EXERCISE REQUIREMENTS
Locate each line containing the string "picture" and copy it out.

MATERIAL PROVIDED
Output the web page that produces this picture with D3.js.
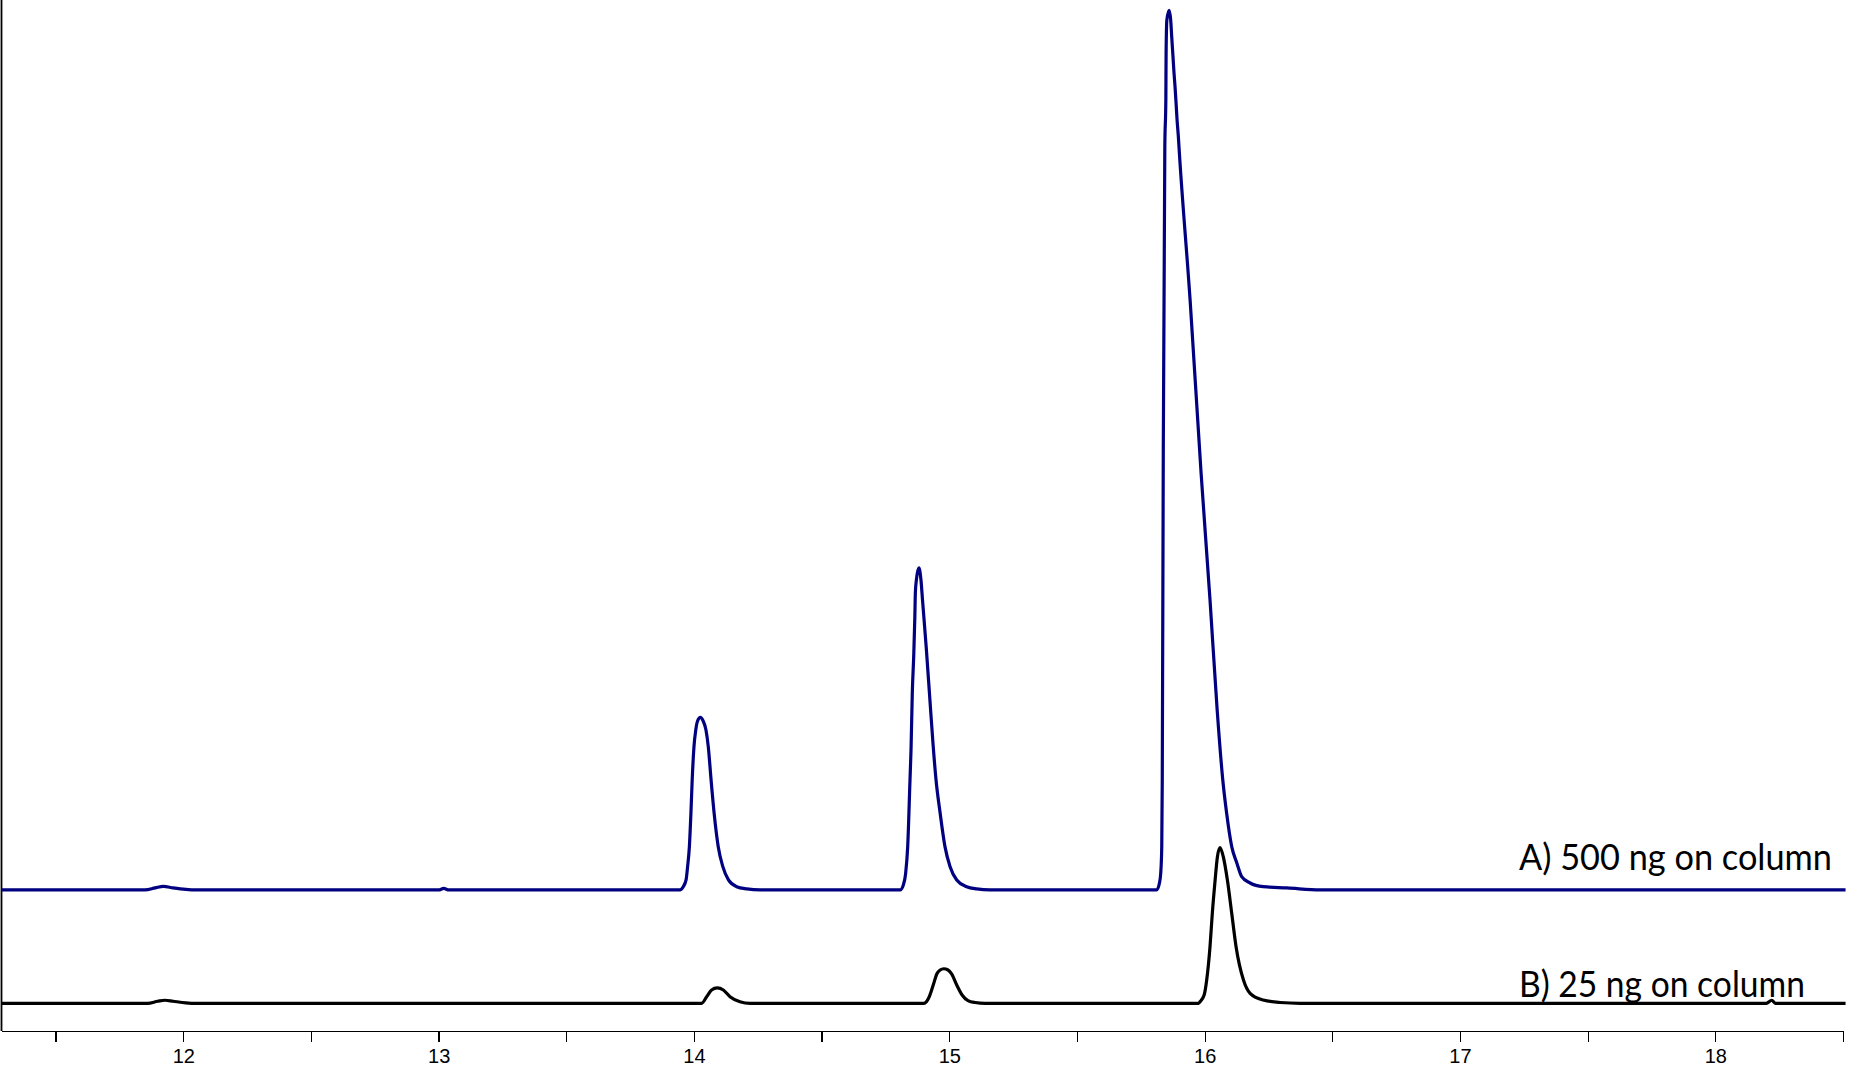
<!DOCTYPE html>
<meta charset="utf-8">

<script src="https://d3js.org/d3.v7.min.js"></script>

<style type="text/css">

body {
  margin: 0;
  background: #fff;
}

.axis path,
.axis line {
  stroke: #000;
  stroke-width: 1.3px;
  shape-rendering: crispEdges;
}

.axis text {
  font-family: "Liberation Sans", Arial, sans-serif;
  font-size: 20px;
  fill: #000;
}

.yLine {
  stroke: #000;
  stroke-width: 1.8px;
}

/* style traces */
.trace {
  fill: none;
  stroke-width: 3.2px;
  stroke-linejoin: round;
}

.traceLabel {
  font-family: Lato, "Open Sans", sans-serif;
  font-size: 37px;
  fill: #000;
}

</style>

<body>
</body>

<script>

// retention time (min) and response above baseline
var timeTicks = [11.5, 12, 12.5, 13, 13.5, 14, 14.5, 15, 15.5, 16, 16.5, 17, 17.5, 18, 18.5];
var timeRange = [11.288, 18.5];

// A) 500 ng on column
var traceA = [
  [11.288, 0], [11.85, 0], [11.89, 2], [11.922, 3.5], [11.96, 2], [12.01, 0.5], [12.05, 0],
  [13.0, 0], [13.02, 1.5], [13.04, 0],
  [13.945, 0], [13.958, 3.2], [13.969, 9.8], [13.975, 22.8], [13.982, 42.4], [13.988, 75.0],
  [13.993, 107.6], [14.000, 140.2], [14.007, 156.5], [14.014, 165.3], [14.025, 168.8],
  [14.036, 165.3], [14.047, 156.5], [14.056, 140.2], [14.067, 107.6], [14.079, 75.0],
  [14.095, 42.4], [14.113, 22.8], [14.135, 9.8], [14.167, 3.2], [14.207, 1.0], [14.259, 0],
  [14.807, 0], [14.820, 4.9], [14.829, 16.3], [14.837, 42.4], [14.846, 107.6], [14.850, 136.9],
  [14.855, 192.6], [14.861, 231.9], [14.865, 267.4], [14.867, 290.6], [14.871, 303.3],
  [14.881, 315.1], [14.889, 303.3], [14.895, 283.8], [14.910, 235.8], [14.924, 185.9],
  [14.937, 140.2], [14.948, 107.6], [14.964, 75.3],
  [14.983, 42.4], [15.003, 22.8], [15.029, 9.8], [15.068, 3.2], [15.107, 1.0], [15.159, 0],
  [15.812, 0], [15.823, 6.8], [15.828, 16.6], [15.832, 42.4], [15.834, 107.6], [15.838, 430.5],
  [15.844, 727.0], [15.848, 773.0], [15.849, 819.0], [15.852, 851.3], [15.861, 860.6],
  [15.867, 851.3], [15.871, 834.9], [15.876, 815.4], [15.880, 799.4], [15.884, 786.0],
  [15.888, 770.1], [15.892, 753.4], [15.897, 737.1], [15.901, 721.1], [15.943, 577.3],
  [15.986, 408.0], [16.021, 283.8], [16.049, 176.1], [16.071, 107.6], [16.086, 75.3],
  [16.106, 42.4], [16.126, 26.4], [16.145, 13.0], [16.178, 6.8], [16.229, 3.2], [16.323, 2.0],
  [16.452, 0], [18.51, 0]
];

// B) 25 ng on column
var traceB = [
  [11.288, 0], [11.86, 0], [11.90, 2], [11.928, 3], [11.96, 2], [12.01, 0.5], [12.05, 0],
  [14.030, 0], [14.050, 6.5], [14.069, 13.0], [14.091, 15.0], [14.115, 13.0], [14.141, 6.5],
  [14.180, 1.6], [14.220, 0],
  [14.901, 0], [14.921, 6.2], [14.937, 17.9], [14.951, 28.7], [14.964, 32.6], [14.978, 33.8],
  [14.995, 32.6], [15.009, 28.7], [15.029, 17.9], [15.050, 8.1], [15.073, 2.7], [15.101, 0.8],
  [15.140, 0],
  [15.975, 0], [15.982, 1.6], [15.998, 8.1], [16.008, 22.8], [16.021, 55.4], [16.030, 88.1],
  [16.041, 120.6], [16.050, 143.4], [16.060, 152.4], [16.073, 143.4], [16.089, 120.6],
  [16.106, 88.1], [16.123, 55.4], [16.152, 22.8], [16.178, 9.8], [16.229, 3.2], [16.295, 0.8],
  [16.374, 0], [18.20, 0], [18.221, 3], [18.235, 0], [18.51, 0]
];

// vertical offset of each trace in the overlay
var offsetA = 138;
var offsetB = 27.1;
var labelA = 'A) 500 ng on column';
var labelB = 'B) 25 ng on column';
var labelTime = 17.231;

// define svg and sizes
var width = 1856,
    height = 1079;
var svg = d3.select("body").append("svg")
    .attr("width", width)
    .attr("height", height);

var xScale = d3.scaleLinear()
  .domain(timeRange)
  .range([1.5, 1843]);

var yScale = d3.scaleLinear()
  .domain([0, 1000])
  .range([1031, 9]);

// x axis, only whole minutes get a label
var xAxis = d3.axisBottom(xScale)
  .tickValues(timeTicks)
  .tickSize(11)
  .tickSizeOuter(0)
  .tickPadding(7)
  .tickFormat(function(d) { return d % 1 === 0 ? d : ''; });

svg.append("g")
    .attr("class", "x axis")
    .attr("transform", "translate(0," + yScale(0) + ")")
    .call(xAxis);

// plain left line, no ticks
svg.append('line')
  .attr('class', 'yLine')
  .attr('x1', xScale(timeRange[0]))
  .attr('x2', xScale(timeRange[0]))
  .attr('y1', 0)
  .attr('y2', yScale(0));

function lineFor(offset) {
  return d3.line()
    .x(function(d) { return xScale(d[0]); })
    .y(function(d) { return yScale(d[1] + offset); })
    .curve(d3.curveMonotoneX);
}

svg.append('path')
  .attr('class', 'trace')
  .style('stroke', '#000')
  .attr('d', lineFor(offsetB)(traceB));

svg.append('path')
  .attr('class', 'trace')
  .style('stroke', '#000080')
  .attr('d', lineFor(offsetA)(traceA));

// trace labels
svg.append('text')
  .attr('class', 'traceLabel')
  .attr('x', xScale(labelTime))
  .attr('y', yScale(offsetA) - 20)
  .attr('textLength', 313)
  .attr('lengthAdjust', 'spacingAndGlyphs')
  .text(labelA);

svg.append('text')
  .attr('class', 'traceLabel')
  .attr('x', xScale(labelTime))
  .attr('y', yScale(offsetB) - 6.5)
  .attr('textLength', 286)
  .attr('lengthAdjust', 'spacingAndGlyphs')
  .text(labelB);

</script>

COMPLETE RESPONSE
Output the web page that produces this picture with D3.js.

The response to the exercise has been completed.